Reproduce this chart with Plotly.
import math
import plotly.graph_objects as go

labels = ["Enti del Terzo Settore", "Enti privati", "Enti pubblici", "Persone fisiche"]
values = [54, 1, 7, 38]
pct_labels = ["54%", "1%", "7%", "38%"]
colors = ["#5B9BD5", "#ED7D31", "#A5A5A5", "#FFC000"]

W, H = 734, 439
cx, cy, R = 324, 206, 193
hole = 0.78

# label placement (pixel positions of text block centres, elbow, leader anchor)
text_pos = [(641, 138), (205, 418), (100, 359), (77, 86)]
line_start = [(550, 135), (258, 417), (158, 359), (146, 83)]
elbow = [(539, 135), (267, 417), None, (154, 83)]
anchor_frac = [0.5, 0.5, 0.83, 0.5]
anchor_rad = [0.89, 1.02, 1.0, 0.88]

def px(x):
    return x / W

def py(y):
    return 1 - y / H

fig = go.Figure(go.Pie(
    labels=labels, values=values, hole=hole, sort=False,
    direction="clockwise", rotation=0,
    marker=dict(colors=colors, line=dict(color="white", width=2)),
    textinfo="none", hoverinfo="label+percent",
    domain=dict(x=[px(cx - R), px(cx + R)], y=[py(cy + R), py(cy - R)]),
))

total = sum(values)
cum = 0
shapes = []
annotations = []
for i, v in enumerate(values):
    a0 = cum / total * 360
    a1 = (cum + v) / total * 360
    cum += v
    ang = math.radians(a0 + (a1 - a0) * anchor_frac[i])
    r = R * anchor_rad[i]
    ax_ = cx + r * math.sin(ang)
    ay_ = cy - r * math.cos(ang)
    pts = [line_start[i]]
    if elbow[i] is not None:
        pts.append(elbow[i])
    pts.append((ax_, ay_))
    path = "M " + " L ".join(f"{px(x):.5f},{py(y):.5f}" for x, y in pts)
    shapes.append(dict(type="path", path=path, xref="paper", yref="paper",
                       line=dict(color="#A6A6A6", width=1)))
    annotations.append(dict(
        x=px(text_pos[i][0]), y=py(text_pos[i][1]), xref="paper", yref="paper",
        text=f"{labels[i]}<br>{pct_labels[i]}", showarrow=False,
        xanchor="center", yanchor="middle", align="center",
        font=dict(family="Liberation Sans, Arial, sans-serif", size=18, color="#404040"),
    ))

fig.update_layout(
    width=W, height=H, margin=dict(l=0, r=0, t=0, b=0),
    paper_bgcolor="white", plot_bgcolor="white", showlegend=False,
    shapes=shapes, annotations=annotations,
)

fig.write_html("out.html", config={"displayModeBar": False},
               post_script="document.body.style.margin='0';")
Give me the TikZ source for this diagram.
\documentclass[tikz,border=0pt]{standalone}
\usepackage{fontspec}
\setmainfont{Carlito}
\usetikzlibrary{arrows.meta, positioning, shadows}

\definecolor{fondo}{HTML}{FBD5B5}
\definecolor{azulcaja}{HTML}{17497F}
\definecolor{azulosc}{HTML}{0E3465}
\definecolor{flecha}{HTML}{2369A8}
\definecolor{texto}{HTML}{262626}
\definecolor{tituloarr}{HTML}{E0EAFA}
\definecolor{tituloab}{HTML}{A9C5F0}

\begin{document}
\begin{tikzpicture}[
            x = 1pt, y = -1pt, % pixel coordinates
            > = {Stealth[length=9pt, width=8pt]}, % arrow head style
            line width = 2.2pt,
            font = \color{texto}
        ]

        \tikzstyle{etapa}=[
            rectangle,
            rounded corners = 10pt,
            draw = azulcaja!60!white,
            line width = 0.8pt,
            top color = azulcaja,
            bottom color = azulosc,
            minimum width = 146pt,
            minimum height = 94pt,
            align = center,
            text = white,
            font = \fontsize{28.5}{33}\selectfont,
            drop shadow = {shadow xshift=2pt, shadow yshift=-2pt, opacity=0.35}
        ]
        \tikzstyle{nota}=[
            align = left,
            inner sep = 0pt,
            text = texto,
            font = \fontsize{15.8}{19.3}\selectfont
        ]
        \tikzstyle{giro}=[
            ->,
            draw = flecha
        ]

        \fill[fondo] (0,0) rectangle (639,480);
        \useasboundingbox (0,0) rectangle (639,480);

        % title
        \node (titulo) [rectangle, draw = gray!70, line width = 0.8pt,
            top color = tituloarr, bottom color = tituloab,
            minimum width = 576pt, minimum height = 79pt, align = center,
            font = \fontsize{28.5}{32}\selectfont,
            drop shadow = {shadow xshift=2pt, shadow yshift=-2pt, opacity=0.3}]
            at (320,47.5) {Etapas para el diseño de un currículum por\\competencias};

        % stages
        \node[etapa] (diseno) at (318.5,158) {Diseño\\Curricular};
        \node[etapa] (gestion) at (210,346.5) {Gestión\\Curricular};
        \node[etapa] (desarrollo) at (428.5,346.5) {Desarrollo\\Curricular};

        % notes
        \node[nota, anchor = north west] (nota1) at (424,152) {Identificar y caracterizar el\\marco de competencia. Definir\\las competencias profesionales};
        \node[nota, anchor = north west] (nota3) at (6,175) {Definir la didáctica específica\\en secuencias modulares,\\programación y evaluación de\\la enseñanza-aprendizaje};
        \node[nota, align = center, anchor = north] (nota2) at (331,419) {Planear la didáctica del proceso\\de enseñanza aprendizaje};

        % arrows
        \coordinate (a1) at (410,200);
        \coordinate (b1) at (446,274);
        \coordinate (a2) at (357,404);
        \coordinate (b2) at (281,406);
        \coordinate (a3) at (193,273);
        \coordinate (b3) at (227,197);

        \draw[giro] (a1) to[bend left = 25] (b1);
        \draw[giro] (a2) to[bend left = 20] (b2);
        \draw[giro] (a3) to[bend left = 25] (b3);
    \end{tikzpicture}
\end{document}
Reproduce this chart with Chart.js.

* PROBLEM *
Whichever lines contain the string "with", select and copy them.

* TASK RESPONSE *
Reproduce this chart with Plotly.
Reproduce this chart with Chart.js.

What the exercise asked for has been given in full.